A potential Sen. Mitt Romney would have no seniority, but would that matter?

FILE - In this Jan. 19, 2018, file photo, former Republican presidential candidate Mitt Romney speaks about the tech sector during an industry conference, in Salt Lake City. Romney plans to announce his Utah Senate campaign Thursday, Feb. 15, 2018. Three people with direct knowledge of the plan say Romney will formally launch his campaign in a video. (AP Photo/Rick Bowmer, File)

Washington • Mitt Romney is set to announce on Friday his run for the Senate seat from Utah, and if he wins, he’ll become a junior senator low on the totem pole of an institution built on seniority.

While already a super star in the Republican Party as its 2012 flag-bearer, a freshman Sen. Romney won’t have the pull to nab a committee chairmanship or leadership spot. And if a Democratic wave hits, Republicans might find themselves in the minority, putting a potential Sen. Romney in an even more less-influential spot.

But that may not matter.

Romney, should he win, will enter the Senate with an oversized megaphone as one of the most well-known Republicans, able to garner attention for every word he utters or action he takes.

He comes in with a stature that the overwhelming majority of senators do not have,” says Doug Heye, a former spokesman for the Republican National Committee and a CNN contributor.

Whenever he gives a speech on the floor, or asks questions in a committee hearing, that’s going to bring more attention,” Heye adds. “When he does a Sunday show, or any other interview for that matter, that’s going to bring more attention to it than just being a junior senator of a particular state.”

That’s the way it was with Hillary Clinton when she was the junior senator from New York.

The former first lady captured more attention than any of the new class of senators and found a scrum of reporters constantly waiting for her. Her outsized influence helped her pass legislation and grab the spotlight for her causes, such as helping the victims and rescue workers after the terrorist attacks in New York City on Sept. 11, 2001.

Romney won’t have the seniority clout that Sen. Orrin Hatch has accumulated over four decades in the chamber. Hatch, who is not seeking re-election, is the Senate president pro tempore because he’s the most veteran Republican in the Senate. He also chairs the powerful Senate Finance Committee and sits on the Judiciary Committee, which he formerly led.

Romney, if he wins, wouldn’t have the tenure to nab a chairmanship, but he could run for a leadership post, though those are usually reserved for more senior members.
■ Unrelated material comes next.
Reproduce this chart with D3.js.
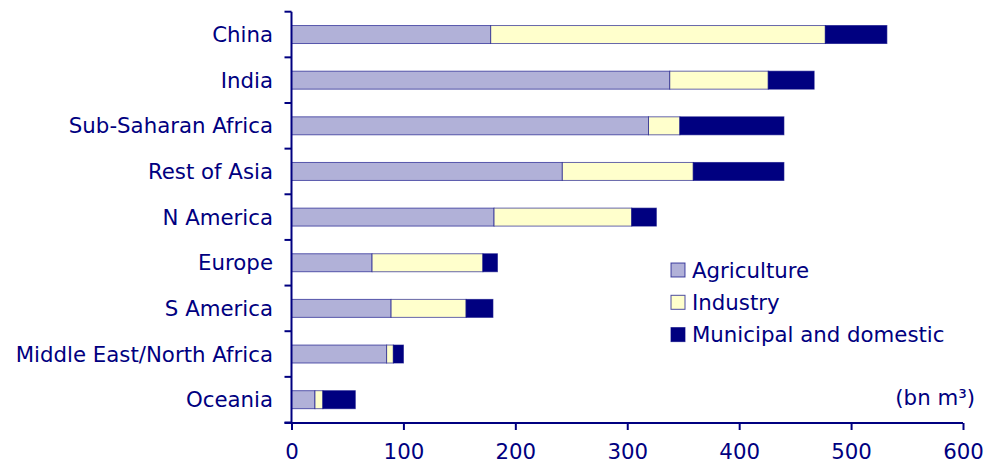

Either way, as a former GOP nominee for president, Romney isn’t expected to be a back-bencher.

“The beauty of the Senate is that it’s up to each senator as to whether they make a mark — or not,” said a senior GOP Senate aide, who spoke on the condition of anonymity to offer a candid take on a possible Sen. Romney. “It’s completely up to them. This is a body of 100 where any single senator can disrupt or lead. Given Mitt Romney’s breadth of experience, it’s fair to expect he’d be engaged and work to lead on issues he believes are important to Utah and the nation.”

Romney’s draw might be hyped even more if he continues to be a harsh critic of President Donald Trump, whom he called a “phony” and a “fraud” during the 2016 campaign and of whose policies and tweets Romney has been critical.

Friends who have spoken to Romney in the lead-up to the announcement have said that he does plan to continue to speak up about Trump in the Senate race and if he wins. But he doesn’t plan to be a one-note senator. At some point, he’ll have to work with the White House.

About half of Utahns approve of Trump’s performance while in office, but he’s not a popular figure in the state.

Salt Lake County Councilwoman Jenny Wilson, a Democrat who is also running for the Senate seat, said this week that she welcomed Romney to the race but dubbed him a “hand-picked candidate of the Washington establishment.”

“Utah families deserve a Utahn as their senator, not a Massachusetts governor who thinks of our state as his vacation home,” she said in a statement.

Romney, who was born in Michigan and served as governor of Massachusetts, has lived in Utah since 2013.

In a January poll by The Salt Lake Tribune and the University of Utah’s Hinckley Institute of Politics, Romney was supported by 64 percent of voters questioned compared to 19 percent for Wilson.

Jason Perry, the executive director of the Hinckley Institute, says that should Romney win the seat, he won’t be starting out as a nobody.

On the organizational chart Romney will be a freshman senator,” Perry said. “But in terms of impact and influence, he will have more power than any freshman senator we have seen in many years. Mitt Romney will not need to spend time making a name for himself in the Senate.”